I dove deep into researching poison ivy and I really wish it was all Virginia Creeper 😭 we have some VC but the ground is covered in PI for sure. I’ll look into that! I’d like to peruse the least earth destructive route but I also hate the ivy 🤷🏼‍♀️
 
There are actually folks who rent goats to provide this service. A state park on the NJ shore used their service to control a poison ivy overgrowth. They even provided portable fencing.
Yes I’ve heard of that however unsure if that exists in my area.
I mostly worry that most goats come with dogs and I have a pack that is not friendly to other dogs and I know dogs that protect goats would easily take on my pack
 
There are actually folks who rent goats to provide this service. A state park on the NJ shore used their service to control a poison ivy overgrowth. They even provided portable fencing.

I own goats. and forest. with poison ivy. and Carolina Creeper.

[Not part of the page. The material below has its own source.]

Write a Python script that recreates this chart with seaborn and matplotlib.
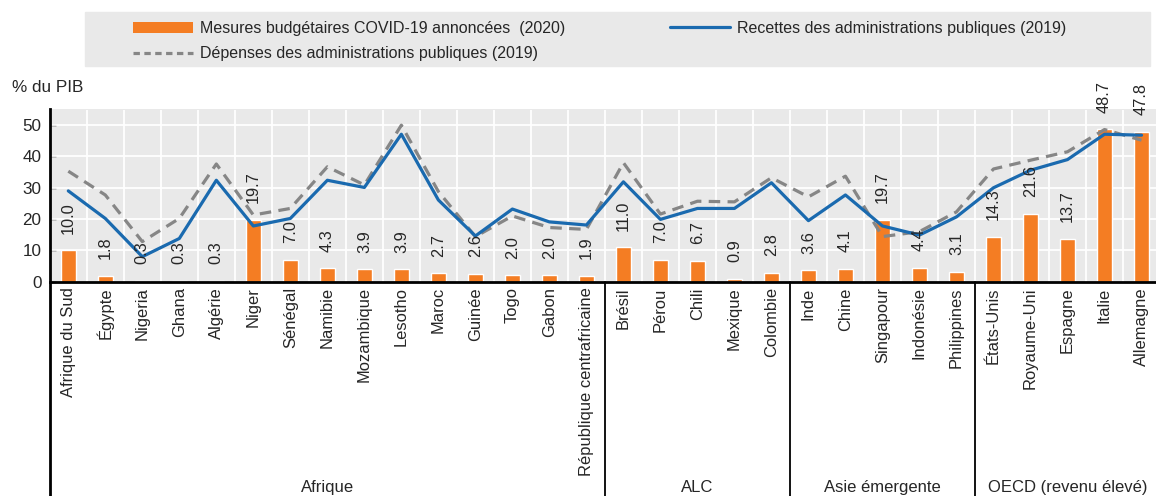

It takes a long time for the goats to eat anything down to the ground - which is what you have to do, repeatedly, to take out poison ivy. Which is why you see the portable fencing - its to keep the goats in a small area and force them to do what they won't do naturally - it keeps them from moving on to better browse.

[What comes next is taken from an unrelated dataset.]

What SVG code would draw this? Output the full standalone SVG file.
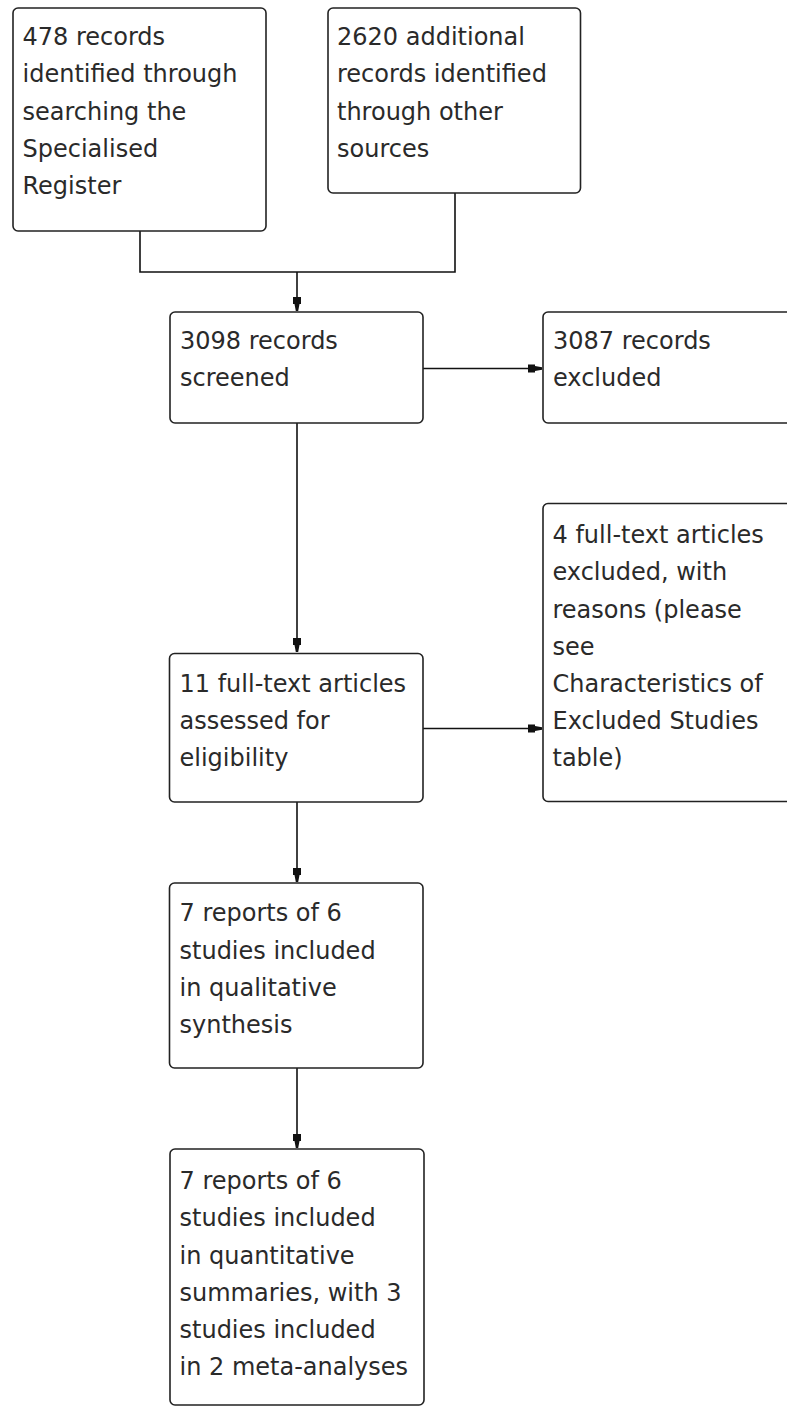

Then you have to re-treat. Till the plant starves. In the interim, the goats are doing the same to every other thing they are browsing on. In the case of my youpon holly, I'm celebrating, some of the other plants, not so much.

The Triclopyr is used routinely around here (bought as concentrate, mixed with water, and applied with a pump up sprayer on a windless day) in fields used for bee keeping, so I know you can use it w/o destroying the whole ecosystem. It **IS** designed for killing woody broad leaf plants, so while your grasses will ignore it, and your pine trees, and the like, you need to be careful with it around say, a magnolia or a baby oak. What forestry does is hack unwanted broad leaf trees once or more with a machete, then spray the cut, move on. For trees, it can take a while to kill them off. MUCH faster with vines and broad leaf ground covers
 
I own goats. and forest. with poison ivy. and Carolina Creeper.

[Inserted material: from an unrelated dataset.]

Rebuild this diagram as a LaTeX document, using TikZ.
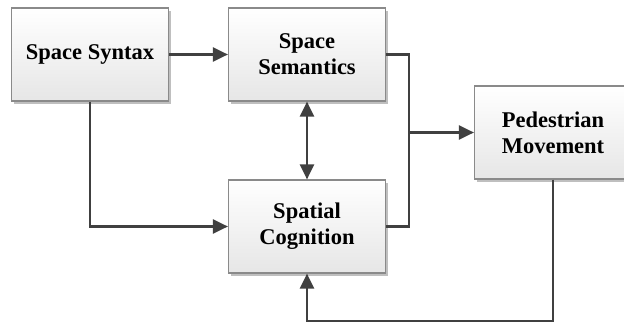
\documentclass[tikz,border=0pt]{standalone}
\usepackage{fontspec}
\setmainfont{Liberation Serif}
\usetikzlibrary{arrows.meta,shadows,calc}
\definecolor{linegray}{HTML}{404040}
\definecolor{edgegray}{HTML}{8A8A8A}
\definecolor{boxbottom}{HTML}{E6E6E6}
\tikzset{
  block/.style={draw=edgegray, line width=1.2pt, top color=white, bottom color=boxbottom,
    minimum width=157pt, minimum height=93pt, align=center, inner sep=0pt,
    font=\fontsize{22.5}{26}\selectfont\bfseries,
    drop shadow={shadow xshift=2.5pt, shadow yshift=-2.5pt, opacity=0.25, fill=black}},
  link/.style={draw=linegray, line width=2.3pt},
  tip/.style={-{Triangle[length=15pt,width=14pt]}},
  bothtips/.style={{Triangle[length=15pt,width=14pt]}-{Triangle[length=15pt,width=14pt]}}
}
\begin{document}
\begin{tikzpicture}[x=1pt,y=-1pt]
  \useasboundingbox (0,0) rectangle (624,324);
  \clip (0,0) rectangle (624,324);
  \node[block] (syn) at (90,54.5) {Space Syntax};
  \node[block] (sem) at (307,54.5) {Space\\Semantics};
  \node[block] (cog) at (307,226.5) {Spatial\\Cognition};
  \node[block] (ped) at (553,132.5) {Pedestrian\\Movement};
  \coordinate (j) at (409,132.5);
  \coordinate (fb) at (553,321);
  % forward connections
  \draw[link,tip] (syn.east) -- (sem.west);
  \draw[link,tip] (syn.south) |- (cog.west);
  \draw[link,bothtips] (sem.south) -- (cog.north);
  % merge of semantics and cognition into movement
  \draw[link] (sem.east) -| (j) |- (cog.east);
  \draw[link,tip] (j) -- (ped.west);
  % feedback loop
  \draw[link,tip] (ped.south) -- (fb) -| (cog.south);
\end{tikzpicture}
\end{document}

It takes a long time for the goats to eat anything down to the ground - which is what you have to do, repeatedly, to take out poison ivy. Which is why you see the portable fencing - its to keep the goats in a small area and force them to do what they won't do naturally - it keeps them from moving on to better browse.

Then you have to re-treat. Till the plant starves. In the interim, the goats are doing the same to every other thing they are browsing on. In the case of my youpon holly, I'm celebrating, some of the other plants, not so much.

The Triclopyr is used routinely around here (bought as concentrate, mixed with water, and applied with a pump up sprayer on a windless day) in fields used for bee keeping, so I know you can use it w/o destroying the whole ecosystem. It **IS** designed for killing woody broad leaf plants, so while your grasses will ignore it, and your pine trees, and the like, you need to be careful with it around say, a magnolia or a baby oak. What forestry does is hack unwanted broad leaf trees once or more with a machete, then spray the cut, move on. For trees, it can take a while to kill them off. MUCH faster with vines and broad leaf ground covers
Our woods are mainly cedar and pine with dapples of oak and the bane of my existence sweet gum trees :he
 
After reading up on your link I’m more worried about that product damaging our trees I want to keep the forest but eliminate the poison ivy

Your forest, your decision. Triclopyr is more selective than Roundup, and less damaging to the ecosystem - but it is serious business, and needs to be used the right way.

Here's a longer article, covering most available herbicides (not all of which may be available to you). Hope it helps in your efforts to make an educated decision on control methods - and I do applaud your choice to research first. Wish more would do so.